**Data shown**
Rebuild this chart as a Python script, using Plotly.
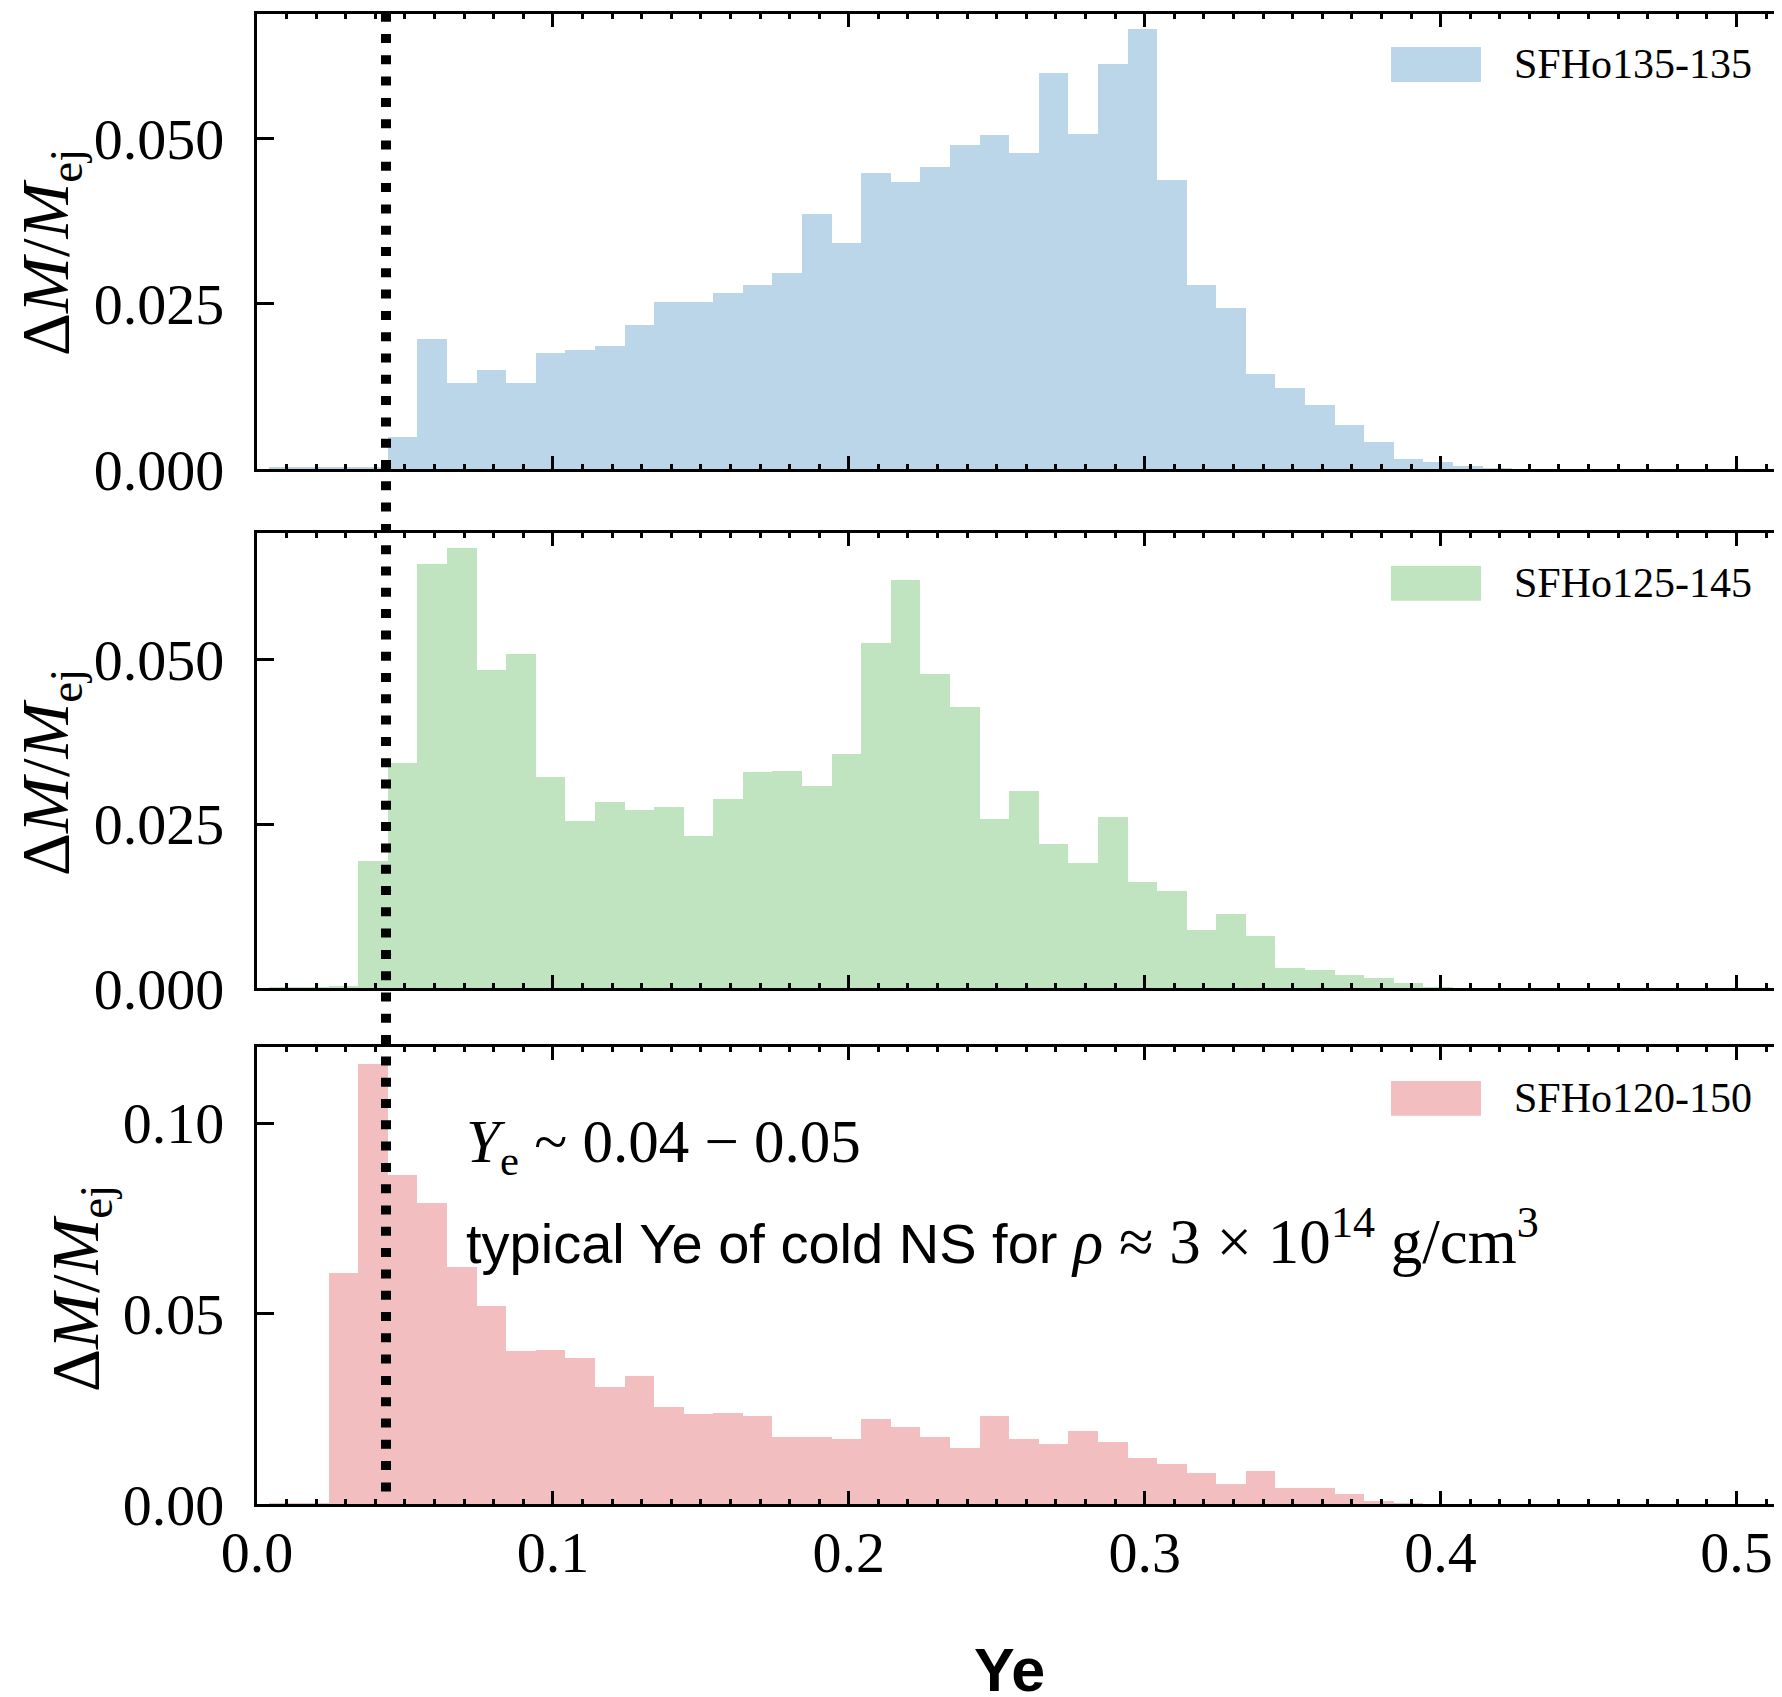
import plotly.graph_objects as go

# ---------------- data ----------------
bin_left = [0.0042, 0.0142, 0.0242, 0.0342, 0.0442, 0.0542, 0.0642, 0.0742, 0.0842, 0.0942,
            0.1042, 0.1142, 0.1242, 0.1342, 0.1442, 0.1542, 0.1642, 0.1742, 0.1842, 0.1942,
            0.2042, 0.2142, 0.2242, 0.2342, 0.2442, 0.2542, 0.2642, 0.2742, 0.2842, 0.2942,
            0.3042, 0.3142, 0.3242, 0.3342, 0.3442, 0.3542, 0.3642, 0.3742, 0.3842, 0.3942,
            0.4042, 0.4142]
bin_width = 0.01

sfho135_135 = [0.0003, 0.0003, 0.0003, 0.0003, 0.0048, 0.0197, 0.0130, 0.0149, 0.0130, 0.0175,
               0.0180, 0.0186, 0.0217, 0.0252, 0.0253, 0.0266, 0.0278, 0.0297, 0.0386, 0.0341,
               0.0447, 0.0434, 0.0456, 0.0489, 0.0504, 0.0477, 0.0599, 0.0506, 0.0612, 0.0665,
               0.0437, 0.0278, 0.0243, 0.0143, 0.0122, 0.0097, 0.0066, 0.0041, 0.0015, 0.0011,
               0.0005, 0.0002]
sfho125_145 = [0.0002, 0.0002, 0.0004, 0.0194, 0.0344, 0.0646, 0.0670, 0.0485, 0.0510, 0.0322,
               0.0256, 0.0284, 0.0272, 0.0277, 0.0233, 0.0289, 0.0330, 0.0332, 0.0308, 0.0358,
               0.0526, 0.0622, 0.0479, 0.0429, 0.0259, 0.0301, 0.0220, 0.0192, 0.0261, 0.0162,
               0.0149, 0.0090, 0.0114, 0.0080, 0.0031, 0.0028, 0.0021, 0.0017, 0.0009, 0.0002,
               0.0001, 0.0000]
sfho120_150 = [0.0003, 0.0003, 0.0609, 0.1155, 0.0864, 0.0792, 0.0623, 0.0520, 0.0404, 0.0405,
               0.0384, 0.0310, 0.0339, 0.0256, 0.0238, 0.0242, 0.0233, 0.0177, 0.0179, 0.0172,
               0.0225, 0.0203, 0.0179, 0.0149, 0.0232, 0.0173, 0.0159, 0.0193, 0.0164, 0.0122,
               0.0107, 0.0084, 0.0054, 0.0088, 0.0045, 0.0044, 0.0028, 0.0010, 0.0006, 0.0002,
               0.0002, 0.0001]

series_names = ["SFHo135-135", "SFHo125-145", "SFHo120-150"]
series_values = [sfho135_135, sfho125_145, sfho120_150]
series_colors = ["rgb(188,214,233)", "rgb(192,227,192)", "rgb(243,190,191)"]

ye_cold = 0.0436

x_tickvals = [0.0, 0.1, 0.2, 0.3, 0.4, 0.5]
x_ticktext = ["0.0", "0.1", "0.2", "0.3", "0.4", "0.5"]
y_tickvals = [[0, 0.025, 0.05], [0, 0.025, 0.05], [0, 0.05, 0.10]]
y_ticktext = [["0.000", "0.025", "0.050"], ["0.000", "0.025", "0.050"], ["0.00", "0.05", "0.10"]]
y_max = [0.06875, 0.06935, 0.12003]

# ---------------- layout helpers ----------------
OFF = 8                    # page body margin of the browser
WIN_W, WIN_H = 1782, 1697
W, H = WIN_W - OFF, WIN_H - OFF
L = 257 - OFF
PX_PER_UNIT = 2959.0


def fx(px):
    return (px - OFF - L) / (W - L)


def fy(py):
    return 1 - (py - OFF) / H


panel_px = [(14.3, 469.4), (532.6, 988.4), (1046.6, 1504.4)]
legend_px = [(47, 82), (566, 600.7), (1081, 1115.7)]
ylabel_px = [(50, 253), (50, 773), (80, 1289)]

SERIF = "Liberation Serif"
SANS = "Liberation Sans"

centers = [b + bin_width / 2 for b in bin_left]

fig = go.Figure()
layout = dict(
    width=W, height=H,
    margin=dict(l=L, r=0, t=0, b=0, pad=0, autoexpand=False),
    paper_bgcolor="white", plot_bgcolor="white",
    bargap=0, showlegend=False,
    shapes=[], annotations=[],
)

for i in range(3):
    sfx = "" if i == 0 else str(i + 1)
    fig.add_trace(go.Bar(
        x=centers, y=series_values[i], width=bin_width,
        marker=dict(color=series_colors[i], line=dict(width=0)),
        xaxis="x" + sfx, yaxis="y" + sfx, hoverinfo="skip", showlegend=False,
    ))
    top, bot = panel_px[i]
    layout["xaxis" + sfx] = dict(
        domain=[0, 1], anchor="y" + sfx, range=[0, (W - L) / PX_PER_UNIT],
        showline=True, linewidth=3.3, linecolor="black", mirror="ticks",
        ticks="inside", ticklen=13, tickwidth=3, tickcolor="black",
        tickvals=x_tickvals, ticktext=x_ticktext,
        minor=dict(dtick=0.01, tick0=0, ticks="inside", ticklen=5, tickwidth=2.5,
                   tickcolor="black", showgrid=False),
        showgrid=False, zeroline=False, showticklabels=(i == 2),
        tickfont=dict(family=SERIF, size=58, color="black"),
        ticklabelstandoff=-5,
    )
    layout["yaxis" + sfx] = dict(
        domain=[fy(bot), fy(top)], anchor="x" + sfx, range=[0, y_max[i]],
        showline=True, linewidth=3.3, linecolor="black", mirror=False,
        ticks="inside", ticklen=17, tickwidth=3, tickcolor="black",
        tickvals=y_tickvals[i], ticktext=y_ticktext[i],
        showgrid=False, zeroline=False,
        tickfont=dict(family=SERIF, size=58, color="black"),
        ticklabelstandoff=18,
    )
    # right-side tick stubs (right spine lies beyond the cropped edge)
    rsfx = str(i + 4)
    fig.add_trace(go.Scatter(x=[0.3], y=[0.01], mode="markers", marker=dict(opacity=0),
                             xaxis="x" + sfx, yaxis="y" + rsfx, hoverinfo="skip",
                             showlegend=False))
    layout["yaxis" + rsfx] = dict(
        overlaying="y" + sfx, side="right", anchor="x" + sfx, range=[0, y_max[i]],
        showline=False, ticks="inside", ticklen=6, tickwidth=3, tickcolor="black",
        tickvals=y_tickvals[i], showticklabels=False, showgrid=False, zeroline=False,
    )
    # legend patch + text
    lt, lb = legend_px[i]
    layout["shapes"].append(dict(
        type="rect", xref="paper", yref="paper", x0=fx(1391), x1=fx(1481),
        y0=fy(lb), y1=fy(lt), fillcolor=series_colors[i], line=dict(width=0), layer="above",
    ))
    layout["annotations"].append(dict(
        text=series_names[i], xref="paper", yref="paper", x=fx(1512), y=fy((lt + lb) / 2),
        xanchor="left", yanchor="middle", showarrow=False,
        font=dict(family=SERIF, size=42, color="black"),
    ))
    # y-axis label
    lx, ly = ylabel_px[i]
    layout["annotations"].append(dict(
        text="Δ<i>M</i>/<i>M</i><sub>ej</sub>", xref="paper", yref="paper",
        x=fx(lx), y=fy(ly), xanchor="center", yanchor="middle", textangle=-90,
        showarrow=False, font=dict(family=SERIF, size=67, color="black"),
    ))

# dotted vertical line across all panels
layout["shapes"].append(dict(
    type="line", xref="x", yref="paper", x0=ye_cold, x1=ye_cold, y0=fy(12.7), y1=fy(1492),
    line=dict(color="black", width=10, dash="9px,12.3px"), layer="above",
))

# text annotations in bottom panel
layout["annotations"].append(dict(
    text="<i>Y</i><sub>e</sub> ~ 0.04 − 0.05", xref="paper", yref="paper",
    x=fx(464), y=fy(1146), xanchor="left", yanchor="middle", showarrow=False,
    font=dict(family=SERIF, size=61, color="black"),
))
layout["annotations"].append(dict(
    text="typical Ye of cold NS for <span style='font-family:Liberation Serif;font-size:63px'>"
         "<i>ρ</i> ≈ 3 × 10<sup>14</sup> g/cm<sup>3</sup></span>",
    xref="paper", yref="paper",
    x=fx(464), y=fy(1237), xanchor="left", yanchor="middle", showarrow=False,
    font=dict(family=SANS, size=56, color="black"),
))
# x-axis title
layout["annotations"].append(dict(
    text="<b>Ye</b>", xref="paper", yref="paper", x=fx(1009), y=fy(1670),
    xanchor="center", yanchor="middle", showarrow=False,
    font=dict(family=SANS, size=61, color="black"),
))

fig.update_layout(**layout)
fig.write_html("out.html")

**Objective**
Take the material above from its first line through the line holding "import plotly.graph_objects as go" and set it down exactly, without the pictures.

**Result for this exercise**
Rebuild this chart as a Python script, using Plotly.
import plotly.graph_objects as go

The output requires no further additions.